Pour la sculpture et la peinture, l’accord s’était fait de bonne heure et sans soulever, à ce qu’il semble, beaucoup de résistances. Le soin qu’on avait des sépultures et le désir de les orner rendit les chrétiens moins difficiles. On est fort surpris de trouver dans les catacombes de grands sarcophages de marbre décorés de motifs profanes et de scènes mythologiques.

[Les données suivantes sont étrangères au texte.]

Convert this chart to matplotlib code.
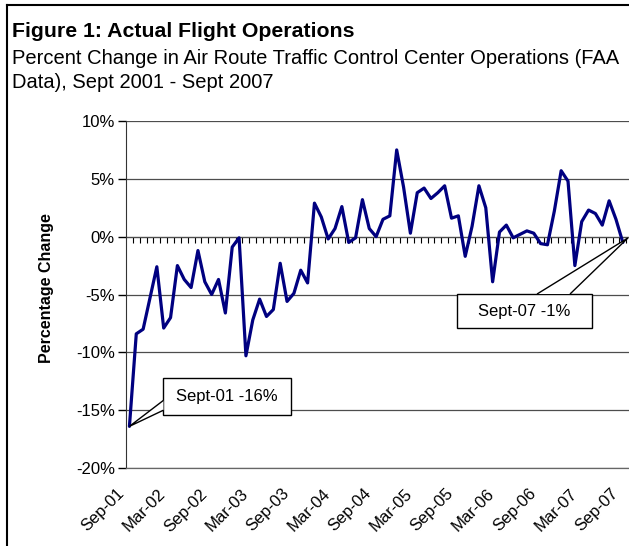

Il est vrai qu’ils ne pouvaient pas être travaillés sur place, et l’on a fait remarquer que, comme tout le monde pouvait les voir dans les ateliers de Rome où on les sculptait, il était plus difficile d’y traiter des sujets religieux ; mais les fresques elles-mêmes, quoique exécutées dans les galeries intérieures, loin des yeux infidèles, ne sont pas toujours entièrement chrétiennes. Les artistes ne répugnaient pas à emprunter à l’art païen quelques-uns de ses types les. plus purs qui pouvaient allégoriquement s’appliquer à la religion nouvelle, et personne n’en était choqué. On sait que le bon pasteur est imité du Mercure Criophore, ce qui ne l’a pas empêché de devenir l’une des figures sous lesquelles l’imagination chrétienne aimait le plus à se représenter le Christ[1]. Dans le cimetière de Domitilla, on trouve une admirable peinture d’Orphée jouant de la lyre, qui est évidemment l’imitation d’une œuvre antique ; c’est encore une image du Christ qui, par sa prédication, attire les âmes à sa doctrine. Ces ouvrages, qui sont païens par leur origine, le sont aussi très souvent par les détails et l’exécution ; tout y révèle une main exercée, ils ont pour auteurs des artistes élevés dans l’étude des chefs-d’œuvre antiques, et qui avaient passé leur jeunesse à les admirer et à les copier. Devenus chrétiens, ils les admiraient encore, et ils continuaient même quelquefois à les reproduire. Après avoir peint pour les catacombes l’image du bon pasteur ou ces belles figures d’orantes, si nobles et si pures, ils ne croyaient pas commettre un grand crime en dessinant les scènes gracieuses de la mythologie, qui avaient

  1. Dans les actes du martyre de sainte Perpétue, il est dit qu’elle eut une vision, qu’elle vit un jardin immense, et dans ce jardin un homme en habit de pasteur. C’étaient le Christ et le paradis. M. de Rossi, dans sa Rome souterraine, a traité en détail toutes les questions qui concernent les origines de l’art chrétien. Ceux qui ne pourront pas recourir à l’ouvrage même de M. de Rossi peuvent consulter l’abrégé qui en a été fait par MM. Northcote et Brownlow. Cet ouvrage a été traduit en français par M. Allard, et la seconde édition en a paru cette année même.